**Stated task**
Scan the data that follows and count the lines with the string "matplotlib"; answer with the count alone.

**Dataset records**

◇ ◇ ◇ ◇ ◇

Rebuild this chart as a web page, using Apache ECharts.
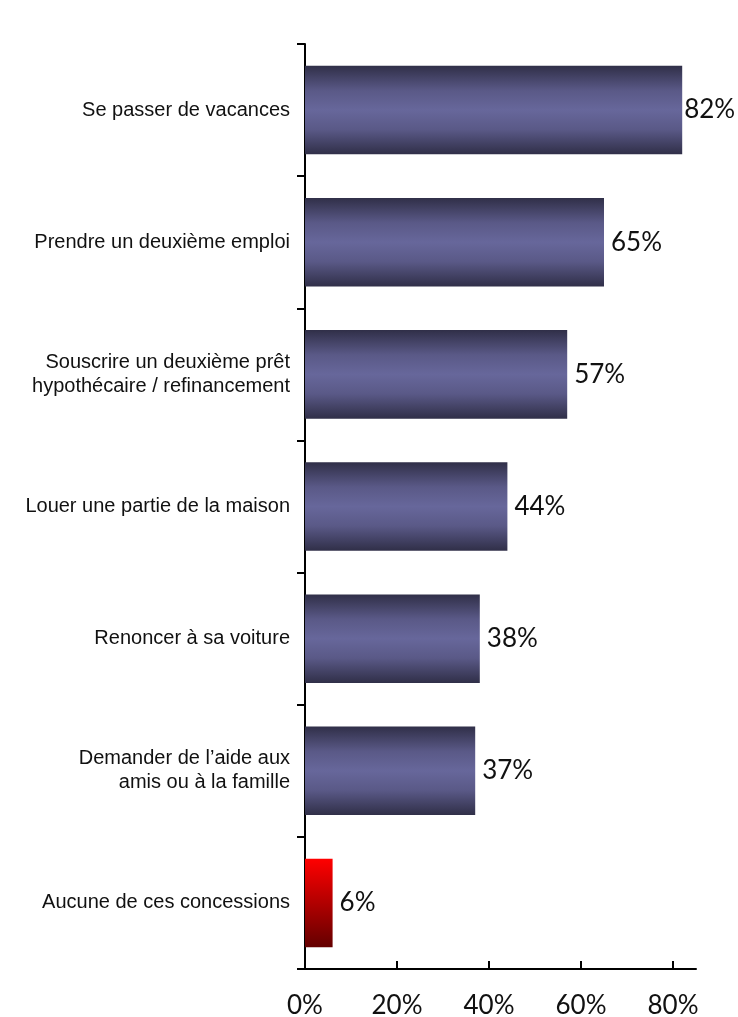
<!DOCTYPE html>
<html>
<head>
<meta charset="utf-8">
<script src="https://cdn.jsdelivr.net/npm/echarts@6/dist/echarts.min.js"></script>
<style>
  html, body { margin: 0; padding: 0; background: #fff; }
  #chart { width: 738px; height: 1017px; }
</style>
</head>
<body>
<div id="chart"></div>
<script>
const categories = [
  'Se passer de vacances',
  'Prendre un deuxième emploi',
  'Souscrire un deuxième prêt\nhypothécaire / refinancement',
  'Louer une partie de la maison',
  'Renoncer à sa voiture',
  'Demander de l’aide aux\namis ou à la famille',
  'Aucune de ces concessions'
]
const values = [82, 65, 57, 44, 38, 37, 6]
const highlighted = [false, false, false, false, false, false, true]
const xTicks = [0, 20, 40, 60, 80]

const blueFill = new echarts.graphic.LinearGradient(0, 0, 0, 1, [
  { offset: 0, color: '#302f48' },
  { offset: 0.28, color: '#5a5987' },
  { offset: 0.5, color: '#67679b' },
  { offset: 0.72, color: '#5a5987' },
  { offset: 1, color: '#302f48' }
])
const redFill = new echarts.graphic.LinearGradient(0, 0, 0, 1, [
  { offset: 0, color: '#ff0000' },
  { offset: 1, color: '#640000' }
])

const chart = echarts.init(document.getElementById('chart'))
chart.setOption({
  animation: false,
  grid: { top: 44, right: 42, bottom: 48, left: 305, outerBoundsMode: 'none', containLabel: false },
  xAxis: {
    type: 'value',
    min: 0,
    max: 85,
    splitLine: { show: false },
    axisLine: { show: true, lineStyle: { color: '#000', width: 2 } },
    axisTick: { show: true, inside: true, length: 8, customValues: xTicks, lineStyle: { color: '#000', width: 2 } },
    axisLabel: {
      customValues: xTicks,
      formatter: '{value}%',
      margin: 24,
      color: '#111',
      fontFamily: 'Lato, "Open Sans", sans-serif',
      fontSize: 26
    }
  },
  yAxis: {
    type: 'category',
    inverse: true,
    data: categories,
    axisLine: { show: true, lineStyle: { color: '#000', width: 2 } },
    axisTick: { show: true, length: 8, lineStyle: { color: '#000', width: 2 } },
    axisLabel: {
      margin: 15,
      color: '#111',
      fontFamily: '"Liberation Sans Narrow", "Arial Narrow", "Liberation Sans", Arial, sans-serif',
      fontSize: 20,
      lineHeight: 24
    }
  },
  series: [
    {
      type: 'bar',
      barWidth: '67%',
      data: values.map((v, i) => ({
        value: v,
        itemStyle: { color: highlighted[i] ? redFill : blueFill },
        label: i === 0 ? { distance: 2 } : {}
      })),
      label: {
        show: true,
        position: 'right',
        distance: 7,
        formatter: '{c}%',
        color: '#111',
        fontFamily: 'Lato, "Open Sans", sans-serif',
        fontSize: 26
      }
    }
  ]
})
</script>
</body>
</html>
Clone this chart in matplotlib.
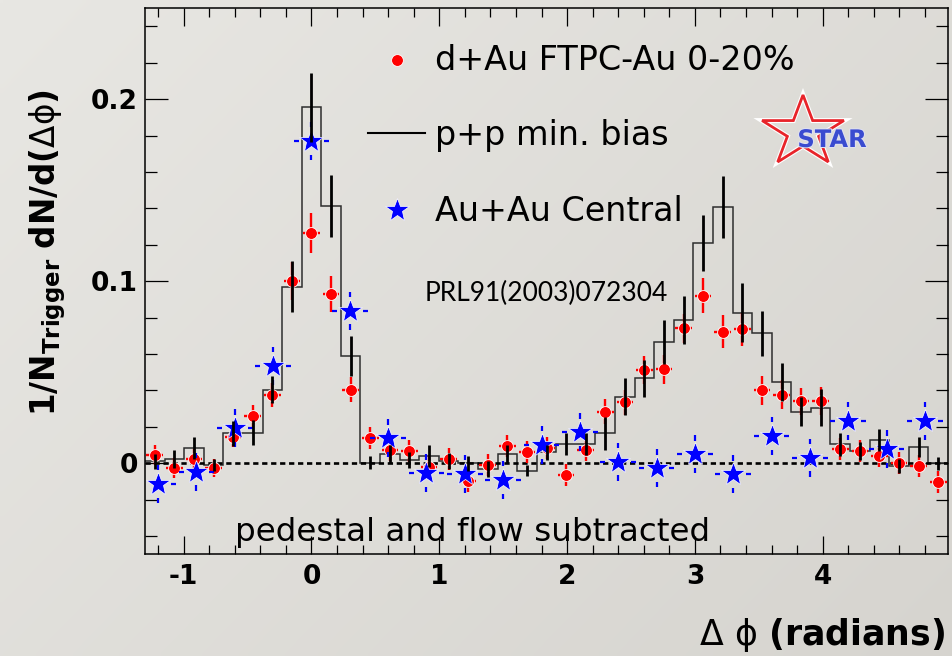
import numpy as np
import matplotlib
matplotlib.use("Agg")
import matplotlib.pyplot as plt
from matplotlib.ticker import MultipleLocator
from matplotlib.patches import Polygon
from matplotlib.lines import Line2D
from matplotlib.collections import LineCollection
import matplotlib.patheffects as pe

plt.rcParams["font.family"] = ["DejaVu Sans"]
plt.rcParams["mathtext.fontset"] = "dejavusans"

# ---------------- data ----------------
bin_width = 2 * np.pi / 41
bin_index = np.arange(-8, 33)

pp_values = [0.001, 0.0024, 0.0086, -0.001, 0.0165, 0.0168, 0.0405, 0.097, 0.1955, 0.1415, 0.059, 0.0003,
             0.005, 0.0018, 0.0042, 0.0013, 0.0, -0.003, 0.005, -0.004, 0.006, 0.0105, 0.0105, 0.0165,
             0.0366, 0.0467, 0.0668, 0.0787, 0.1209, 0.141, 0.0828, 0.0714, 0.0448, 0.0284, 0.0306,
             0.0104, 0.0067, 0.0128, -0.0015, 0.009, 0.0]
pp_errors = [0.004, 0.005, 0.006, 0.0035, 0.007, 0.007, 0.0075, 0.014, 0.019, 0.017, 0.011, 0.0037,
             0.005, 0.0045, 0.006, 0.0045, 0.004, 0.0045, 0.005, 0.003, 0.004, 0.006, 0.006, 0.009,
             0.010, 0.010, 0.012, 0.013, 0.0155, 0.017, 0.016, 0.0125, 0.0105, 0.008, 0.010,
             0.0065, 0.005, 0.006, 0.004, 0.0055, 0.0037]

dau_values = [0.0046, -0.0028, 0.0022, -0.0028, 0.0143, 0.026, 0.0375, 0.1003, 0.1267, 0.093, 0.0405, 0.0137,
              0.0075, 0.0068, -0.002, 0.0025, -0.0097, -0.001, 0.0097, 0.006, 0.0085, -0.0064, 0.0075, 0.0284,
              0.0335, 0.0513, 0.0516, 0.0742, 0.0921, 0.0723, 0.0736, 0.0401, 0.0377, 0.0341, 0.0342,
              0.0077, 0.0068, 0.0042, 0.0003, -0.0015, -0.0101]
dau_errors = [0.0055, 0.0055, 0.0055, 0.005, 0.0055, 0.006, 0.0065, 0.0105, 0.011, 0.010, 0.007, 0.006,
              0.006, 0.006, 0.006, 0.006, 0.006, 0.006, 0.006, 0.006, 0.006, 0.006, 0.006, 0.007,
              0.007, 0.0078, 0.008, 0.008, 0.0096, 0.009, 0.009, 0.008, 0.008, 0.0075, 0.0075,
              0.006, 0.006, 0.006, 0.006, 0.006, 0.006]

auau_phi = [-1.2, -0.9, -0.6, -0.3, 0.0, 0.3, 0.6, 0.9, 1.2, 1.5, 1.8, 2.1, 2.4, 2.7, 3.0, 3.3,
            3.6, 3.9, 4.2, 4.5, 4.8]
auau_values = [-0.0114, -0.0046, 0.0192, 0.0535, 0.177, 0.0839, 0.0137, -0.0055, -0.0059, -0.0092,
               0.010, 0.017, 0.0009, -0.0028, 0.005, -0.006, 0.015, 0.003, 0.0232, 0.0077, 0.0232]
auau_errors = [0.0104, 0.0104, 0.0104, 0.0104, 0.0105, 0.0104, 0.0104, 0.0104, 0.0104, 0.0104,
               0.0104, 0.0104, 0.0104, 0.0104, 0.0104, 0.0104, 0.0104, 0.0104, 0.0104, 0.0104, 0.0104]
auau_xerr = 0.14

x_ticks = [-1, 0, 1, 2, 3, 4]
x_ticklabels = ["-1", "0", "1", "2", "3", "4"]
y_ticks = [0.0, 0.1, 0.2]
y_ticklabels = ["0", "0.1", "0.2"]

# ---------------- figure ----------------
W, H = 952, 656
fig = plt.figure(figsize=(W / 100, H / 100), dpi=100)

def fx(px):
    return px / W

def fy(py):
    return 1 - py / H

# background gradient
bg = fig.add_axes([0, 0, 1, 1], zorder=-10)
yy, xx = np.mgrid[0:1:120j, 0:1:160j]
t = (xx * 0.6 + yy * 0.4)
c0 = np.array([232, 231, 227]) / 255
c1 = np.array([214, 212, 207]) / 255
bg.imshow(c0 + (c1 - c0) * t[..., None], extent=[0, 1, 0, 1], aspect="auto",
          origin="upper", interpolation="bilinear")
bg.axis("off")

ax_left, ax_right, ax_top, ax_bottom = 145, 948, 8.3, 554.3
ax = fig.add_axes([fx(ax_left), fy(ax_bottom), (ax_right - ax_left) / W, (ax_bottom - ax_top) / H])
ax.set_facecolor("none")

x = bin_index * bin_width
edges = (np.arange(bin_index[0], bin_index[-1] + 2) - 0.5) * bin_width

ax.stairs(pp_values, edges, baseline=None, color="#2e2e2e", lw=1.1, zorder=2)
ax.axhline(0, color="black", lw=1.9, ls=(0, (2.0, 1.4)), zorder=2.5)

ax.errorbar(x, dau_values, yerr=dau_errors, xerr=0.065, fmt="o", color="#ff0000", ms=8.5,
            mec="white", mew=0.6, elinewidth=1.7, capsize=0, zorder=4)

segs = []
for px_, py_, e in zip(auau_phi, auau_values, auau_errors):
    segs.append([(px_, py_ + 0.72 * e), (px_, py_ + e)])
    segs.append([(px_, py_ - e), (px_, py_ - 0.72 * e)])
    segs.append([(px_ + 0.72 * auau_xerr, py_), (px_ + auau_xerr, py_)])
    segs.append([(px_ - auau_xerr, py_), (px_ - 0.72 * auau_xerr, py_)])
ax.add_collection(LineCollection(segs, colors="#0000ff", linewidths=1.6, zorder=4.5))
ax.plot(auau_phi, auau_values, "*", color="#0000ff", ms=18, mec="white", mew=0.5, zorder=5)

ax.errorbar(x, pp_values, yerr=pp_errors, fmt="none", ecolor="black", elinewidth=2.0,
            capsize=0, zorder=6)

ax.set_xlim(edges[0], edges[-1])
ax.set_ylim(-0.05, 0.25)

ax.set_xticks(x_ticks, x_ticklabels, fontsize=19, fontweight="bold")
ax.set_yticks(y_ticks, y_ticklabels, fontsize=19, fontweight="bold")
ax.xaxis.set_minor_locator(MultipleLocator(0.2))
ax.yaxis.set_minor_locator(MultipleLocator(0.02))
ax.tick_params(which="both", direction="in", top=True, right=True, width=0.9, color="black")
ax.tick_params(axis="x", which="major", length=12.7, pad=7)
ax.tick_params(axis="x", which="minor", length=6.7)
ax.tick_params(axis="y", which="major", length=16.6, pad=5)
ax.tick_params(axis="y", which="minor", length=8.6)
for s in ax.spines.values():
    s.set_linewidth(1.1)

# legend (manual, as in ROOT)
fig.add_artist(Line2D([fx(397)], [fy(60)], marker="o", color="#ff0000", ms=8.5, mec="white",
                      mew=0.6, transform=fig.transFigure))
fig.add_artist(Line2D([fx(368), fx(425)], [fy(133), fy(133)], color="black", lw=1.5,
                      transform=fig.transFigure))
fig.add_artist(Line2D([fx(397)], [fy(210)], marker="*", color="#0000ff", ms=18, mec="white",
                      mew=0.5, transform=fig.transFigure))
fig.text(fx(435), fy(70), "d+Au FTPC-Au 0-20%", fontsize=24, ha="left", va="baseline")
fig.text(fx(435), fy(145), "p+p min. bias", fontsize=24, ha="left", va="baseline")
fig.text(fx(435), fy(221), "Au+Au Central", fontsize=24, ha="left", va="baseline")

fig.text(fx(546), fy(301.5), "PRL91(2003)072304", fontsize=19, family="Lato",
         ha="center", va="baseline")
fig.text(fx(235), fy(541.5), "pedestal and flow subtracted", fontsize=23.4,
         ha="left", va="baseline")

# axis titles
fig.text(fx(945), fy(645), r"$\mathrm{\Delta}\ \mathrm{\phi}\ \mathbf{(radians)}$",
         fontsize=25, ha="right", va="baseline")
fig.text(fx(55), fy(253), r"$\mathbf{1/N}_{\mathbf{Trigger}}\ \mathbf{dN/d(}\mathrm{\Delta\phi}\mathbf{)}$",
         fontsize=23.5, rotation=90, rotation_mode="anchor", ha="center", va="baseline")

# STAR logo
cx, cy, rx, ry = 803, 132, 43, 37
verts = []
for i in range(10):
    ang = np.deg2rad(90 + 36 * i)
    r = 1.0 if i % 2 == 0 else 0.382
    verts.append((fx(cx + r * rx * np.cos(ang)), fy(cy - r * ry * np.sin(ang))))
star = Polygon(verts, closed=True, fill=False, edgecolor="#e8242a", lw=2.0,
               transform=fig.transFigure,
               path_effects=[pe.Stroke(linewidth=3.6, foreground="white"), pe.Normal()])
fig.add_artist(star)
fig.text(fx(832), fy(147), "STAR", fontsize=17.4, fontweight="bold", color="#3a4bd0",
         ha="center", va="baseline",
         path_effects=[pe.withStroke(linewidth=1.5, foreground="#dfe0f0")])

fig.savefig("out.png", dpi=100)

◇ ◇ ◇ ◇ ◇

**Right answer**
9